Darcey Rosenblatt’s debut novel was released THIS WEEK by Henry Holt/Macmillan. LOST BOYS, a YA novel of historical fiction, tells the story of a 12-year old Iranian boy sent to fight in the Iran Iraq war in 1982. We can’t wait to delve into this lyrical story of music and courage in the face of war. Today we have the pleasure to take a peek into the editorial process of LOST BOYS by hearing from Darcey’s editor, Sally Doherty.
Q: What was it about Darcey Rosenblatt’s LOST BOYS that first got you interested in acquiring it?
A. I was captivated by the opening scene, especially the first few lines. What kind of mother is this? What kind of life was Reza living? I needed to know, and so I kept reading and could not put it down.
Q: Were you actively trying to find a historical fiction manuscript that touched on some of the themes from the novel or was this a book you didn’t even know you were looking for?
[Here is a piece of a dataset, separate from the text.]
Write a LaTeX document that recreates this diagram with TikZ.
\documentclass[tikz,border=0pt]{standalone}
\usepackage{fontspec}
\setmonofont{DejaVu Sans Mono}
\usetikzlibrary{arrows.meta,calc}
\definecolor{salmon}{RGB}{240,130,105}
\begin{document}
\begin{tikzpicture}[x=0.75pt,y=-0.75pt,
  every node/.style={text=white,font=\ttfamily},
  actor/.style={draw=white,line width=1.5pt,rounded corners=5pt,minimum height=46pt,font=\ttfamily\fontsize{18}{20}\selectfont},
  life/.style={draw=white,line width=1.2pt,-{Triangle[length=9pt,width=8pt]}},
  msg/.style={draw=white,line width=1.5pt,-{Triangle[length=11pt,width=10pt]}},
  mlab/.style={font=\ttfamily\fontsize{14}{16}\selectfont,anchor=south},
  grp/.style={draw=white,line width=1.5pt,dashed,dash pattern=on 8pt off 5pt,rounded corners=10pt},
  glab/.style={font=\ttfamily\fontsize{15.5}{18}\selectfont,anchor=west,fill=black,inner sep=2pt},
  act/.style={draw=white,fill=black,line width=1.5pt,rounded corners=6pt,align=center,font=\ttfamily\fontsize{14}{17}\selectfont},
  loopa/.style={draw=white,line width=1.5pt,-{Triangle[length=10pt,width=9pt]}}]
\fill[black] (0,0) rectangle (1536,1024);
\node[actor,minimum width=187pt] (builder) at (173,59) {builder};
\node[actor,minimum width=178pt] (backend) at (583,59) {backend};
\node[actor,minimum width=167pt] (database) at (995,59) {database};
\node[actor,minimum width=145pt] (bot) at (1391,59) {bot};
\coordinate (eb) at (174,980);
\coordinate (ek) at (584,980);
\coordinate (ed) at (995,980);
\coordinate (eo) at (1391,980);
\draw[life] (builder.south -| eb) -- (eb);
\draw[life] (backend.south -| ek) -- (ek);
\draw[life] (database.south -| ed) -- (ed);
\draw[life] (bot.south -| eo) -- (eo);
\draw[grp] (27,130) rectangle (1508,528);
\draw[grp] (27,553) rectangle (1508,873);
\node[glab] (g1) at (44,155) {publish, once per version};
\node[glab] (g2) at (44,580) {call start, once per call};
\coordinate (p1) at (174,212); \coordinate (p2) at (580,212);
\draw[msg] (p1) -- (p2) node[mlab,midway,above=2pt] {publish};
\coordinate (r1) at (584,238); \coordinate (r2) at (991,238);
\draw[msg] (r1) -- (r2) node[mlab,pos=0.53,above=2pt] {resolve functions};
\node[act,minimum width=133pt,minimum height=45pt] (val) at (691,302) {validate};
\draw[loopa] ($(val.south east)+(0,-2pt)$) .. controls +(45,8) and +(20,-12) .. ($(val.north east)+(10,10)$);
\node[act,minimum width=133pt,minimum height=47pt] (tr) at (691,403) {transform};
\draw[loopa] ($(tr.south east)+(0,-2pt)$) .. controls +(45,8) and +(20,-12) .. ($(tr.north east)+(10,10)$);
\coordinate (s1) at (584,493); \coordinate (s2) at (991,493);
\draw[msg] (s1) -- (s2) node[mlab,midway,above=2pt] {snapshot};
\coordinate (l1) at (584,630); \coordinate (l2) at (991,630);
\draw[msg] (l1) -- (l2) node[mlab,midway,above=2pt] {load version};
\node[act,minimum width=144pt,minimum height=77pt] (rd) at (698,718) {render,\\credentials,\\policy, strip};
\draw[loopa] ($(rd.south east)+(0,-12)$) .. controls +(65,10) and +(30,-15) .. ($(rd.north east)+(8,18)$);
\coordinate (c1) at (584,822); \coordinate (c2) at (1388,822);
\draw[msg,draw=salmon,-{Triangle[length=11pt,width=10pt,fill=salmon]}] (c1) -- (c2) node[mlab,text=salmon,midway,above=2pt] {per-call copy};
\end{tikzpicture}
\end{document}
A: I had enjoyed editing historical fiction in the past but was not necessarily looking for more. Erin Murphy has an incredible instinct for what might appeal to which editor, and she thought of me for this story, and she was right.
Q: Tell me a bit about what you looked for throughout the editing process for LOST BOYS?
A: For me, the key to this novel was to keep the tension tight from beginning to end. This is, of course, true for any story, but because the book opens with a startling scene and the ending is a chase sequence, we didn’t want the plot to sag in the middle, as some stories tend to do. It’s difficult to keep momentum going, particularly when the characters are hanging around in a POW camp, but Darcey pulled it off, as I knew she would.
Q: Who is you favorite character from the book and why are you drawn to them?
A: It has to be the hero, Reza, because Darcey has made him come alive for me. I think I would know him if he walked down the street toward me, and I would like to hang out with him and hear him play the tar.
Q: Who do you think is the target audience for this book? Is there someone you imagine as the perfect reader?
A: Because the hero is male, it’s natural to assume that the main audience will be boys approximately 10–14 years old. But because the characters are so memorable, I think girls will also be swept up in the vivid world of the story. It’s also a good story for any reluctant reader given the captivating, fast-paced plot.
Thanks so much, Sally! It’s so great to get an inside peek on how an editor approaches a project. We here on the EMU Debut team think YOU reading this blog post interview are the perfect reader for LOST BOYS and we hope you’ll pick up a copy.